Lets talk about this horrifying virus:
Another virus has appeared, and it has a death rate of 50% to 70%. Its called Nipah. This virus recently killed a 12 year old boy in India, and there is serious concern that it could spark a pandemic. So far this virus has only been in south and southeast Asia where it has been contained since the 1990s. But if it spreads, then it would a horrendous death count. According to the Indian Express, “previous outbreaks have remained largely localised and have been contained relatively quickly.” Lets hope this does not spread at a global scale. The first time Nipah was discovered was in Malaysia in 1998 and then in Singapore in 1999. Its name is from the village in Malaysia where its first victim who was isolated died. All outbreaks have taken place in south and southeast Asian. There have been ten outbreaks in Bangladesh since 2001.
The virus is transmitted from animal to human, but once its in humans then it can spread from human to human, and like covid it can spread through nasal droplets. According to two Bangladeshi researchers “respiratory droplets of an infected person can transmit the virus”. In most of the cases it has been hospital staff and caregivers (people close to those infected) who have contracted nipah.
The virus typically spreads from bats onto other animals, pigs, dogs, cats, goats, horses and sheep. From these animals, they can spread to humans. As the Indian Express reports: “Humans get infected mainly through direct contact with these animals, or through consumption of food contaminated by saliva or urine of these infected animals.” Nipah is not as contagious as covid, but obviously it is its death rate that concerning. For example, in an outbreak that hit Siliguri (a major city in India) in 2001, 66 people were infected and 45 of these died. But its infectious rate is rather slow, hence why it has been controlled for all of these decades. In 2018 there was an outbreak in Kozhikode (Indian city in Kerala) and nearby Malappuram districts. All of the people who had either direct or indirect contact with suspected Nipah cases had to be put under observation. Around 3,000 people were put in quarantine. Kerala already has a protocol to follow in the case of a nipah outbreak. When nipah appeared again in 2019, Kerala’s health department contained the situation and only one nipah case was reported in Ernakulam district.
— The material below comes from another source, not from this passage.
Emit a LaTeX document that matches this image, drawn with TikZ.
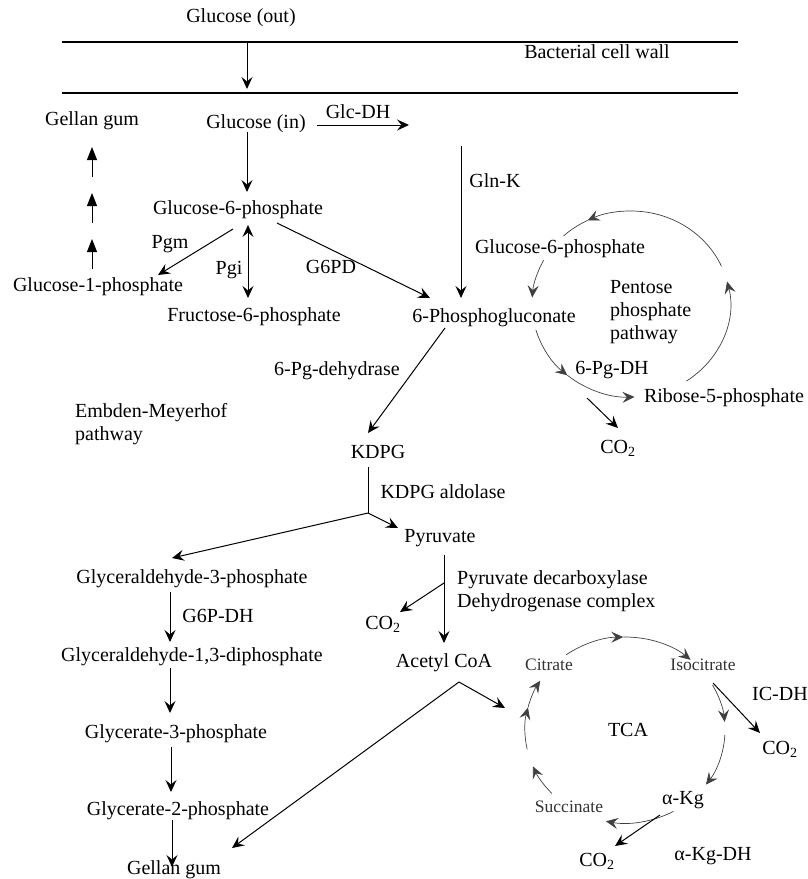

When the state reported Nipah again in 2019, the health department already had a protocol in place to handle the situation. In 2019, only one case was reported in Ernakulam district. Kerala’s protocol system was intensely executed once the most recent nipah case was reported. Three hospital wards in Chathamangalam panchayat in Kozhikode, where the victim lived, were completely shut down. According to the Indian Express: “Movement to and from these three wards have been banned. Police have put up barricades and checkpoints at all locations leading to the village of the victim.” The Indian Express also explained its rate of contagiousness:
“A study by Bangladeshi researchers P Devnath of Noakhali Science and Technology University and H M A A Masud of Chittagong University, published this year, noted that the reproductive number (R0) in the previous outbreaks of Nipah virus was about 0.48. The R-value is a measure of how quickly the virus spreads in the population. A value less than one means less than one person is being infected by an already infected person. In such a scenario, the outbreak is expected to diminish relatively quickly.”
So far, contagiousness in low. In Bangladesh, the majority of cases are from drinking fresh date palm sap or animal infection. Bats, infected with the virus, will suck the sap from the tree, leaving nipah in the substance. Humans will consume a fresh date palm drink only hours after it has been harvested. Since nipah can survive for days on sugar-rich solutions, people who consume infected fresh sap, can indeed get the virus. There is also the phenomena of the virus spreading from pigs to humans. Bats will a chunk of fruit and the rest of it will drop to the ground where they are eaten by pigs. Humans with direct contact with these pigs can get infected through the saliva of the animal. Infections have also spread from cow to human. For example, a sick cow in Meherpur, Bangladesh in 2001 was strongly associated with Nipah infection.
Now, what is the chance of nipah becoming a pandemic? In the words of Stephen P. Luby, Professor of Medicine:
“Characteristics of Nipah virus that increase its risk of becoming a global pandemic include: humans are already susceptible; many strains are capable of limited person-to-person transmission; as an RNA virus, it has an exceptionally high rate of mutation: and that if a human-adapted strain were to infect communities in South Asia, high population densities and global interconnectedness would rapidly spread the infection.”
In an interview, Luby stated:
“Characteristics that might increase the risk of person-to-person transmission would be a virus that has a stronger tendency to move to the respiratory tract in high numbers. It is conceivable that the virus could acquire a mutation that would enhance this capacity. One concern is that anytime a virus infects a human, it is in an environment that selects for survival in that context.”